I do feel a lot better tonight. I think writing about what I'm feeling has been helping to release it so I can stop thinking about it so much. It is if I'm talking to someone out there that is actually listening. I do know better, but in my mind, I see that faceless someone out there reading and feeling for me, and it makes me feel better.

I don't feel very supported right now. It's not true, but I do feel it. My fears of abandonment have kicked up and then there is this whole "why do they hate me?" paranoia. I think I'm in withdrawal again. I let my hopes build a little that my husband may be coming around, but he's not. So I have to bring my expectation levels down again, and just frankly...let go.

I was happier when I did let go. He's definitely ignoring my emails now and so is his sister. The family has circled the wagons and pushed me outside to fend for myself.

I was never accepted by them anyway. At first yes, but I didn't conform. I was tossed away long before it got this serious.

I had a plan for the week and I abandoned it. It may have kept me from feeling this down. I'm going to start using some of this "free time" to meditate a bit during this Lenten season on the trials that Jesus faced. Whether you believe him to be the divine son of God, or a prophet, Jesus faced a lot of trials for his belief. My trials aren't anywhere near as hard as his, and last I heard, I'm not going to be put to death for them. There is lessons in how he behaved to those around him for me.

My son told me I was a failure last week.
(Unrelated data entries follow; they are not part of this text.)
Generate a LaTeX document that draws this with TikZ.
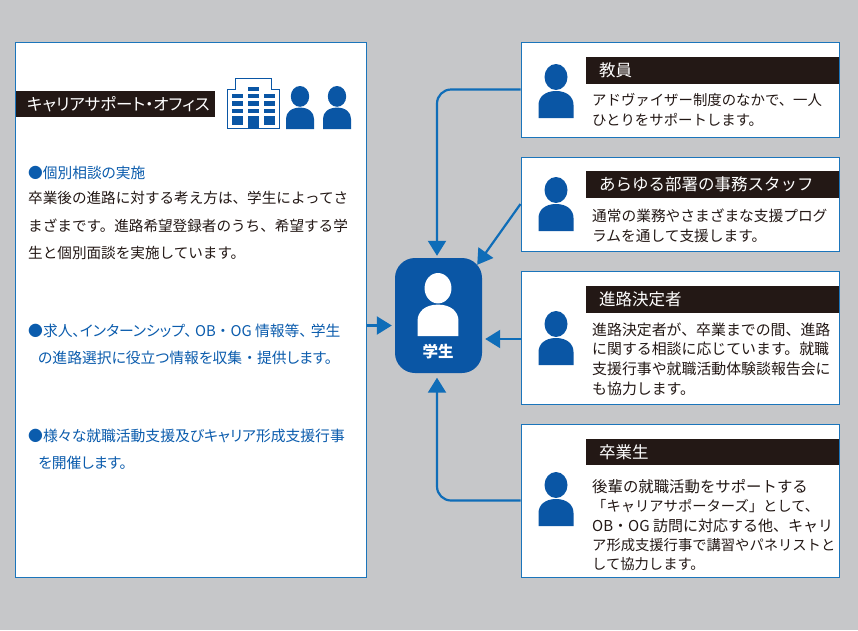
\documentclass[tikz,border=0pt]{standalone}
\usepackage{fontspec}
\setmainfont{Noto Sans CJK JP}
\newfontfamily\paltfont[RawFeature=+palt]{Noto Sans CJK JP}
\newfontfamily\fullfont{Noto Sans CJK JP}
\usetikzlibrary{arrows.meta}
\definecolor{bggray}{HTML}{C6C7C9}
\definecolor{boxblue}{HTML}{1B75BB}
\definecolor{iconblue}{HTML}{0A56A5}
\definecolor{linkblue}{HTML}{0F6DB8}
\definecolor{textblue}{HTML}{0B5CAD}
\definecolor{inkblack}{HTML}{231815}
\tikzset{
  x=1pt,y=-1pt,
  card/.style={draw=boxblue,line width=1pt,fill=white,inner sep=0pt,minimum width=#1},
  card/.default=318pt,
  bar/.style={fill=inkblack,text=white,inner ysep=0pt,inner xsep=13pt,text width=227pt,align=left,
    minimum height=26.5pt,font=\fontsize{16.5}{18}\selectfont},
  bodytext/.style={anchor=north west,inner sep=0pt,align=left,text=inkblack,
    font=\fontsize{14.4}{19.8}\selectfont},
  longtext/.style={anchor=north west,inner sep=0pt,align=left,text=inkblack,
    font=\fontsize{14.6}{27.5}\selectfont},
  bluetext/.style={anchor=north west,inner sep=0pt,align=left,text=textblue,
    font=\paltfont\fontsize{14.8}{26.5}\selectfont},
  link/.style={draw=linkblue,line width=2.2pt,-{Triangle[length=15pt,width=18pt]}},
  pics/person/.style={code={
    \fill[#1] (0,13) ellipse [x radius=11.5,y radius=13];
    \fill[#1] (-17.5,54) -- (-17.5,41) .. controls (-17.5,33) and (-11,27) .. (0,27)
       .. controls (11,27) and (17.5,33) .. (17.5,41) -- (17.5,54) -- cycle;
  }},
  pics/person/.default=iconblue
}
\begin{document}
\begin{tikzpicture}
\useasboundingbox (0,0) rectangle (858,630);
\fill[bggray] (0,0) rectangle (858,630);

% boxes
\node[card=351pt,minimum height=535pt] (office) at (190.5,309.5) {};
\node[card,minimum height=95pt] (teacher) at (680,89.5) {};
\node[card,minimum height=94pt] (staff) at (680,204) {};
\node[card,minimum height=133pt] (grad) at (680,337.5) {};
\node[card,minimum height=153pt] (alumni) at (680,500.5) {};
\node[fill=iconblue,rounded corners=20pt,minimum width=87pt,minimum height=115pt,inner sep=0pt] (student) at (438.5,315.5) {};

% connectors
\draw[link,rounded corners=14pt] (teacher.west) -| ([shift={(-1.5pt,2pt)}]student.north);
\draw[link] (staff.west) -- ([shift={(-5pt,-7pt)}]student.north east);
\draw[link] ([yshift=-1.5pt]grad.west) -- ([shift={(3pt,-23.5pt)}]student.east);
\draw[link,rounded corners=14pt] (alumni.west) -| ([shift={(-1.5pt,-4.5pt)}]student.south);
\draw[link] ([yshift=-16pt]office.east) -- ([shift={(-3pt,-10pt)}]student.west);

% student
\pic[scale=1.17] at (438,273) {person=white};
\node[text=white,inner sep=0pt,font=\fontsize{15.5}{18}\selectfont\bfseries] (studentlabel) at (438,352) {学生};

% office header
\node[fill=inkblack,text=white,inner ysep=0pt,inner xsep=11pt,text width=177pt,align=left,minimum height=26pt,
  font=\paltfont\fontsize{16.5}{18}\selectfont] (officebar) at (115.5,104) {キャリアサポート・オフィス};
\draw[iconblue,line width=1.5pt,fill=white] (227.5,128.5) -- (227.5,89.5) -- (235.5,89.5) -- (235.5,78.5) -- (271.5,78.5) -- (271.5,89.5) -- (279.5,89.5) -- (279.5,128.5) -- cycle;
\foreach \yt/\yb in {94/98,101/105.5,109/113,116/125} {
  \fill[iconblue] (232,\yt) rectangle (242.5,\yb);
  \fill[iconblue] (264,\yt) rectangle (275,\yb);
}
\foreach \yt/\yb in {87/91,94/98,101/105.5,109/113,116/129} {
  \fill[iconblue] (248,\yt) rectangle (259,\yb);
}
\pic[scale=0.8] at (300,86) {person};
\pic[scale=0.8] at (337,86) {person};

% office text
\node[anchor=north west,inner sep=0pt,text=textblue,font=\paltfont\fontsize{14.7}{18}\selectfont] (head1) at (28,166) {●個別相談の実施};
\node[longtext] (para1) at (28,191) {卒業後の進路に対する考え方は、学生によってさ\\まざまです。進路希望登録者のうち、希望する学\\生と個別面談を実施しています。};
\node[bluetext] (para2) at (28,324) {●求人、インターンシップ、\hspace{3pt}OB{\fullfont ・}OG 情報等、\hspace{4pt}学生\\\hspace*{10pt}の進路選択に役立つ情報を収集{\fullfont ・}提供します。};
\node[bluetext] (para3) at (28,429) {●様々な就職活動支援及びキャリア形成支援行事\\\hspace*{10pt}を開催します。};

% teacher
\pic at (556,64) {person};
\node[bar] (teacherbar) at (712.5,70.5) {教員};
\node[bodytext] (teachertext) at (592,93) {アドヴァイザー制度のなかで、一人\\ひとりをサポートします。};

% staff
\pic at (556,177) {person};
\node[bar] (staffbar) at (712.5,184.5) {あらゆる部署の事務スタッフ};
\node[bodytext,font=\fontsize{14.7}{19.8}\selectfont] (stafftext) at (592,208.5) {通常の業務やさまざまな支援プログ\\ラムを通して支援します。};

% graduating
\pic at (556,311) {person};
\node[bar] (gradbar) at (712.5,299.5) {進路決定者};
\node[bodytext,font=\fontsize{14.9}{19.6}\selectfont] (gradtext) at (592,322.5) {進路決定者が、卒業までの間、進路\\に関する相談に応じています。就職\\支援行事や就職活動体験談報告会に\\も協力します。};

% alumni
\pic at (556,472) {person};
\node[bar] (alumnibar) at (712.5,452) {卒業生};
\node[bodytext,font=\fontsize{14.3}{19.4}\selectfont] (alumnitext) at (592,479) {{\fontsize{15.4}{19.4}\selectfont 後輩の就職活動をサポートする}\\「キャリアサポーターズ」として、\\{\fontsize{15}{19.4}\selectfont OB・OG 訪問に対応する他、キャリ}\\ア形成支援行事で講習やパネリストと\\して協力します。};
\end{tikzpicture}
\end{document}
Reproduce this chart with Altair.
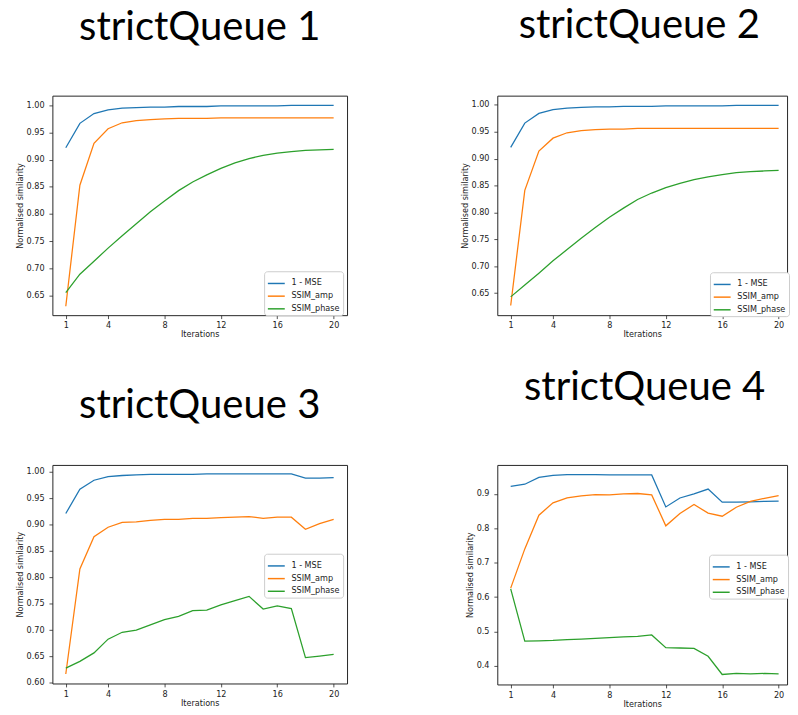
import altair as alt
import pandas as pd

iterations = list(range(1, 21))
series_names = ["1 - MSE", "SSIM_amp", "SSIM_phase"]
series_colors = ["#1f77b4", "#ff7f0e", "#2ca02c"]
x_ticks = [1, 4, 8, 12, 16, 20]
y_ticks_a = [0.65, 0.70, 0.75, 0.80, 0.85, 0.90, 0.95, 1.00]
y_ticks_c = [0.60, 0.65, 0.70, 0.75, 0.80, 0.85, 0.90, 0.95, 1.00]
y_ticks_d = [0.4, 0.5, 0.6, 0.7, 0.8, 0.9]
titles = ["strictQueue 1", "strictQueue 2", "strictQueue 3", "strictQueue 4"]

q1_mse = [0.922, 0.967, 0.985, 0.992, 0.995, 0.996, 0.997, 0.997, 0.998, 0.998,
          0.998, 0.999, 0.999, 0.999, 0.999, 0.999, 1.000, 1.000, 1.000, 1.000]
q1_amp = [0.630, 0.853, 0.930, 0.957, 0.968, 0.972, 0.974, 0.975, 0.976, 0.976,
          0.976, 0.977, 0.977, 0.977, 0.977, 0.977, 0.977, 0.977, 0.977, 0.977]
q1_phase = [0.655, 0.689, 0.713, 0.737, 0.760, 0.782, 0.804, 0.824, 0.843, 0.859,
            0.872, 0.884, 0.894, 0.902, 0.908, 0.912, 0.915, 0.917, 0.918, 0.919]

q2_mse = [0.921, 0.966, 0.984, 0.991, 0.994, 0.995, 0.996, 0.996, 0.997, 0.997,
          0.997, 0.998, 0.998, 0.998, 0.998, 0.998, 0.999, 0.999, 0.999, 0.999]
q2_amp = [0.627, 0.841, 0.914, 0.938, 0.948, 0.952, 0.954, 0.955, 0.955, 0.956,
          0.956, 0.956, 0.956, 0.956, 0.956, 0.956, 0.956, 0.956, 0.956, 0.956]
q2_phase = [0.643, 0.665, 0.687, 0.710, 0.731, 0.752, 0.772, 0.791, 0.808, 0.824,
            0.836, 0.846, 0.854, 0.861, 0.866, 0.870, 0.874, 0.876, 0.877, 0.878]

q3_mse = [0.921, 0.967, 0.984, 0.991, 0.993, 0.994, 0.995, 0.995, 0.995, 0.995,
          0.996, 0.996, 0.996, 0.996, 0.996, 0.996, 0.996, 0.988, 0.988, 0.989]
q3_amp = [0.617, 0.816, 0.877, 0.895, 0.904, 0.905, 0.908, 0.910, 0.910, 0.912,
          0.912, 0.913, 0.914, 0.915, 0.912, 0.914, 0.914, 0.891, 0.902, 0.910]
q3_phase = [0.628, 0.641, 0.657, 0.683, 0.696, 0.700, 0.710, 0.720, 0.726, 0.737,
            0.738, 0.748, 0.756, 0.764, 0.740, 0.746, 0.741, 0.648, 0.651, 0.654]

q4_mse = [0.922, 0.928, 0.948, 0.954, 0.956, 0.956, 0.956, 0.955, 0.955, 0.955,
          0.955, 0.862, 0.888, 0.900, 0.914, 0.876, 0.876, 0.877, 0.878, 0.879]
q4_amp = [0.626, 0.740, 0.838, 0.874, 0.888, 0.894, 0.898, 0.897, 0.900, 0.901,
          0.897, 0.807, 0.843, 0.869, 0.844, 0.835, 0.861, 0.878, 0.887, 0.895]
q4_phase = [0.624, 0.472, 0.473, 0.474, 0.476, 0.478, 0.480, 0.482, 0.484, 0.486,
            0.490, 0.453, 0.452, 0.451, 0.428, 0.375, 0.378, 0.377, 0.378, 0.377]

FONT = "DejaVu Sans"
FS = 8.3


def panel(title, mse, amp, phase, xdom, ydom, yticks, yfmt, lx, ly,
          width, height, t_offset, t_dx):
    df = pd.DataFrame({
        "Iterations": iterations * 3,
        "series": [series_names[0]] * 20 + [series_names[1]] * 20 + [series_names[2]] * 20,
        "value": mse + amp + phase,
    })
    return alt.Chart(df).mark_line(strokeWidth=1.3).encode(
        x=alt.X("Iterations:Q",
                scale=alt.Scale(domain=xdom, nice=False, zero=False),
                axis=alt.Axis(values=x_ticks, format="d", title="Iterations",
                              titlePadding=1, labelFlush=False)),
        y=alt.Y("value:Q",
                scale=alt.Scale(domain=ydom, nice=False, zero=False),
                axis=alt.Axis(values=yticks, format=yfmt, labelPadding=5,
                              title="Normalised similarity", titlePadding=2)),
        color=alt.Color("series:N",
                        scale=alt.Scale(domain=series_names, range=series_colors),
                        legend=alt.Legend(title=None, orient="none",
                                          legendX=lx, legendY=ly,
                                          symbolType="stroke", symbolSize=300,
                                          symbolStrokeWidth=1.5,
                                          labelFont=FONT, labelFontSize=FS,
                                          labelColor="#222", labelOffset=6,
                                          fillColor="white", strokeColor="#cccccc",
                                          cornerRadius=3, padding=3, rowPadding=0)),
    ).properties(
        width=width, height=height,
        title=alt.TitleParams(text=title, font="Lato", fontSize=41,
                              fontWeight="normal", color="black",
                              anchor="middle", frame="group",
                              baseline="alphabetic", offset=t_offset, dx=t_dx),
    )


p1 = panel(titles[0], q1_mse, q1_amp, q1_phase, [0.05, 20.95], [0.6135, 1.018],
           y_ticks_a, ".2f", 217, 180, 302, 225, 16, 0)
p2 = panel(titles[1], q2_mse, q2_amp, q2_phase, [0.05, 20.6], [0.609, 1.017],
           y_ticks_a, ".2f", 218, 181, 297, 225, 17.8, -3)
p3 = panel(titles[2], q3_mse, q3_amp, q3_phase, [0.05, 20.95], [0.599, 1.013],
           y_ticks_c, ".2f", 217, 91, 302, 224, 7, 0)
p4 = panel(titles[3], q4_mse, q4_amp, q4_phase, [0.05, 20.6], [0.346, 0.984],
           y_ticks_d, ".1f", 217, 92, 297, 225, 25.6, 2.5)

chart = alt.concat(
    p1, p2, p3, p4, columns=2, bounds="flush",
    spacing={"row": 153.5, "column": 154},
).resolve_scale(
    color="independent"
).properties(
    padding={"left": 6.5, "top": -12, "right": 0, "bottom": 0},
).configure_view(
    stroke="#222", strokeWidth=1
).configure_axis(
    domain=False, grid=False, tickColor="#222", tickSize=3.5, tickWidth=0.8,
    labelFont=FONT, labelFontSize=FS, labelColor="#222", labelPadding=2.5,
    titleFont=FONT, titleFontSize=FS, titleFontWeight="normal", titleColor="#222",
)

chart.save("out.html", embed_options={"renderer": "svg", "actions": False})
Maybe he was right, but if I am, then there really isn't much more to hang on to then. It should make it easier to just let go of my life, as there is nothing there to hang on to. It seems to me, everyone else has no problem letting go of me, why should I not also let go of what I thought was important and let what is important fill in the gaps?

What is important is that I start caring for me. What is hard is actually doing that.